Silicone gel, a fine-tipped tool, a cover slip, and an oven are all that is needed to transform a regular smartphone camera into a microscope to produce high-resolution microscopic images, a researcher from the Australian National University (ANU) Research School of Engineering has discovered.
The invention of the lens fabrication technique was accidentally discovered by Steve Lee, when he left droplets of silicone gel overnight in the oven that had naturally formed lens-like shapes.
"It's a simple process to create high powered lenses ... by mixing a solution of silicone gel and extract little droplets of it onto a flat cover slip, flip it over, and allow gravity to pull it into a nice parabolic shape to create a nice lens," Lee said.
"This method is different because we remove any grinding from the process that is required from making a lens.
"With this lens we can make it up to a magnifying power of 160 times and resolve structures of four micrometers."
Lee collaborated with Tri Phan from Sydney's Garvan Institute of Medical Research to transform the lentil-sized lens into a medical imaging tool. They created a lightweight 3D-printable frame with minature LED lights to hold the lens so it could be attached to any smartphone.

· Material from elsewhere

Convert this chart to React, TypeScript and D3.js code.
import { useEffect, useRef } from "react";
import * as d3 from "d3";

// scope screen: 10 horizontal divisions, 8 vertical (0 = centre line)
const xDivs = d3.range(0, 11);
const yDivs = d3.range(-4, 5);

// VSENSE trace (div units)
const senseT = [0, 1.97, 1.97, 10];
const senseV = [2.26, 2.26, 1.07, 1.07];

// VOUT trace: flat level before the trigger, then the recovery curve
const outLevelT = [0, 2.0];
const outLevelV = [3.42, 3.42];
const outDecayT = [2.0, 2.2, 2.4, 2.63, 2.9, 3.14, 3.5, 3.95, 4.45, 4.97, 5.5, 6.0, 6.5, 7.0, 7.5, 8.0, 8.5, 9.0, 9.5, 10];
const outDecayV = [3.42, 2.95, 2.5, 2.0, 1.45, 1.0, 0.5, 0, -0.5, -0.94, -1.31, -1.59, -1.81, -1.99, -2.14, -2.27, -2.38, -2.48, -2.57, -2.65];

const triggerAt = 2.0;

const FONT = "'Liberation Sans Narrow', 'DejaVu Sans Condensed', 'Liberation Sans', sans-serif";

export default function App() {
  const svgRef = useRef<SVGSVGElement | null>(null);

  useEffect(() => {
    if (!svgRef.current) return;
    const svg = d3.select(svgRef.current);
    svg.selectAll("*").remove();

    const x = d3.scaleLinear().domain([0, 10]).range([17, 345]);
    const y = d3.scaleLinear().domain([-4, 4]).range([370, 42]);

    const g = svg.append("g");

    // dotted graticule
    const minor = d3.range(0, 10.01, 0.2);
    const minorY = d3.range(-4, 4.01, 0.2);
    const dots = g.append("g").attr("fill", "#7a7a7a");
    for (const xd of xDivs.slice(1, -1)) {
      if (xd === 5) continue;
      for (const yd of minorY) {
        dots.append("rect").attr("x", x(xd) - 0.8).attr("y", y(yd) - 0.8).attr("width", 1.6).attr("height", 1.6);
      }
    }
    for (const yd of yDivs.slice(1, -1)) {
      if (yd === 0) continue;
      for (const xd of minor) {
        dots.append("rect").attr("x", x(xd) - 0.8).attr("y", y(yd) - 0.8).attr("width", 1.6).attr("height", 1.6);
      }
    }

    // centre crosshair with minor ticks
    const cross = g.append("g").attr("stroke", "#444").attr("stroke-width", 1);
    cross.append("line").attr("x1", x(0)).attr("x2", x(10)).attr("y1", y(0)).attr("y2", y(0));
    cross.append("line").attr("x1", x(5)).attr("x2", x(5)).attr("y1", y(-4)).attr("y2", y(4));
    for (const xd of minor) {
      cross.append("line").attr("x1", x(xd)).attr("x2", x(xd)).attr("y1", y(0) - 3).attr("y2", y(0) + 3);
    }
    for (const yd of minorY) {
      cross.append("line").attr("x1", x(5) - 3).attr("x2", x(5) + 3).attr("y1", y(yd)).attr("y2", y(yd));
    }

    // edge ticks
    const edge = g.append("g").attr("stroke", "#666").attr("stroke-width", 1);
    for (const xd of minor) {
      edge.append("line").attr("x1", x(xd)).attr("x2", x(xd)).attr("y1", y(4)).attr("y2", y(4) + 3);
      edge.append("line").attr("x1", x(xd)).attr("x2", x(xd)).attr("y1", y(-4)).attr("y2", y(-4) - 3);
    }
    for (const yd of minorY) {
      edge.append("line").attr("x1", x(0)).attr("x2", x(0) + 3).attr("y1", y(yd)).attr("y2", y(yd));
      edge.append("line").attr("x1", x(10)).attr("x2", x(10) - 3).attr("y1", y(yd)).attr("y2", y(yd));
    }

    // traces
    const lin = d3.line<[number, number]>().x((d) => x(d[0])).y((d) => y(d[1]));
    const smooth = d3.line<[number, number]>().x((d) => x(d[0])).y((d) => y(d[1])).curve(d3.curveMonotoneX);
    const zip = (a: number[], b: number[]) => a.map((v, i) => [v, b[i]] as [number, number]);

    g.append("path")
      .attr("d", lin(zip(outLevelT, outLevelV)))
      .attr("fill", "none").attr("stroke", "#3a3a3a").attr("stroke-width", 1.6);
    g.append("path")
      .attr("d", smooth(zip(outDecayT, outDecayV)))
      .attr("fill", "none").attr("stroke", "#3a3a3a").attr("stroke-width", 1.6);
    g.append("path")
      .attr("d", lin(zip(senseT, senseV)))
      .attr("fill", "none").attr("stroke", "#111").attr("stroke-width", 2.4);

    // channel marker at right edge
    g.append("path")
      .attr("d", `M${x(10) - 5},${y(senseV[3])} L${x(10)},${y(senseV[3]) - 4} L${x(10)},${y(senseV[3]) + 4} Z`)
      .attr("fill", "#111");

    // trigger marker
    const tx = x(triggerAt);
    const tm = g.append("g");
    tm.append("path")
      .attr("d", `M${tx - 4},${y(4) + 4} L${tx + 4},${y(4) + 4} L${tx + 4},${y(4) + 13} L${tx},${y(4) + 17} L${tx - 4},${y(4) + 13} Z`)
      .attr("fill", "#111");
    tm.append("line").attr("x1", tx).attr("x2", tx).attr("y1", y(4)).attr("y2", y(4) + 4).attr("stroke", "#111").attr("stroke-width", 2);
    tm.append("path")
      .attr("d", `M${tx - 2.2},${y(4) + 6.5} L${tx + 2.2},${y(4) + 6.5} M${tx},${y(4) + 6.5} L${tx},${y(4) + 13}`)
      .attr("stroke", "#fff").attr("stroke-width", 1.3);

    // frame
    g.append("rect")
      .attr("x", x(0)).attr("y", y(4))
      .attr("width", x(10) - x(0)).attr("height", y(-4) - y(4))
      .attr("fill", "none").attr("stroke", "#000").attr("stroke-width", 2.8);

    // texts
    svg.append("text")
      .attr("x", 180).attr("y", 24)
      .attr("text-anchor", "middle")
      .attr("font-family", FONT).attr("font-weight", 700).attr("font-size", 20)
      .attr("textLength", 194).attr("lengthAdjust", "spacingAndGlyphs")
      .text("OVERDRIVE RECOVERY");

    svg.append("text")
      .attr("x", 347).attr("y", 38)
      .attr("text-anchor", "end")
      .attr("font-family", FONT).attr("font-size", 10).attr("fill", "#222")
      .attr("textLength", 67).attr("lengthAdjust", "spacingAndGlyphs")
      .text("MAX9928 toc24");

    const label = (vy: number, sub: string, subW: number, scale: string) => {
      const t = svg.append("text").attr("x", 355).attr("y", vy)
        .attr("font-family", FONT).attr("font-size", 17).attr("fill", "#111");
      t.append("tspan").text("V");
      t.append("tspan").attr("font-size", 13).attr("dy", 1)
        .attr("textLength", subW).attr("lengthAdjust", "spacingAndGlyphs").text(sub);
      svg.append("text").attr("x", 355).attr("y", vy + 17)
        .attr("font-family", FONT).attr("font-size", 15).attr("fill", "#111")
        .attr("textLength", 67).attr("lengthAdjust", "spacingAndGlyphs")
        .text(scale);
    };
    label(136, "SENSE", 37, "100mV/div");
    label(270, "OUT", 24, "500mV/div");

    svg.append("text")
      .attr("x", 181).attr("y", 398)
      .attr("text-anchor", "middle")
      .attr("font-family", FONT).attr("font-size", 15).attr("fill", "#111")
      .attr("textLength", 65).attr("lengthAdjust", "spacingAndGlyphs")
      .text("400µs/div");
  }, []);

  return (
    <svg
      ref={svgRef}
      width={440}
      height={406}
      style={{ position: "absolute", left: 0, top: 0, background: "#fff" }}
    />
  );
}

Lee said the process could rapidly transform owners of smartphones into potential scientists and the possibility of its usage is extensive. The university has already received interest from a German group to use the invention for disposable lenses for tele-dermatology.
"By attaching the lens onto the smartphone what we could do now is take microscopic images on a mobile platform and transmit high-resolution images over the internet," he said.
"Having this microscope allows health workers to take images at remote sites and transfer it to the internet to doctors elsewhere. A farmer can take it to the field and put the lens and attach it to their smartphone and take a photo of the plants and send it to the lab for diagnostic."
According to Lee, the invention also addresses two key factors that often hinder the use of microscopic images: cost and integrability.
"What we're doing is distributing microscopic technology to the masses. It's quite exciting as an optical engineer and physicist that we're no longer restricted by the lenses we buy off the shelf; what you can really do now is make it at home and tailor it to your purpose," he said.
Earlier today, researchers from the University of New South Wales announced their discovery of using bionic ear technology for gene therapy. Using electric pulses delivered from a cochlear implant to deliver gene therapy, they were able to successfully regrow auditory nerves.
"Ultimately, we hope that after further research, people who depend on cochlear implant devices will be able to enjoy a broader dynamic and tonal range of sound, which is particularly important for our sense of the auditory world around us and for music appreciation," said Gary Housley, director of the translational neuroscience facility at UNSW Medicine.
The research also heralds a possible new way of treating a range of neurological disorders, including Parkinson's disease, and psychiatric conditions such as depression.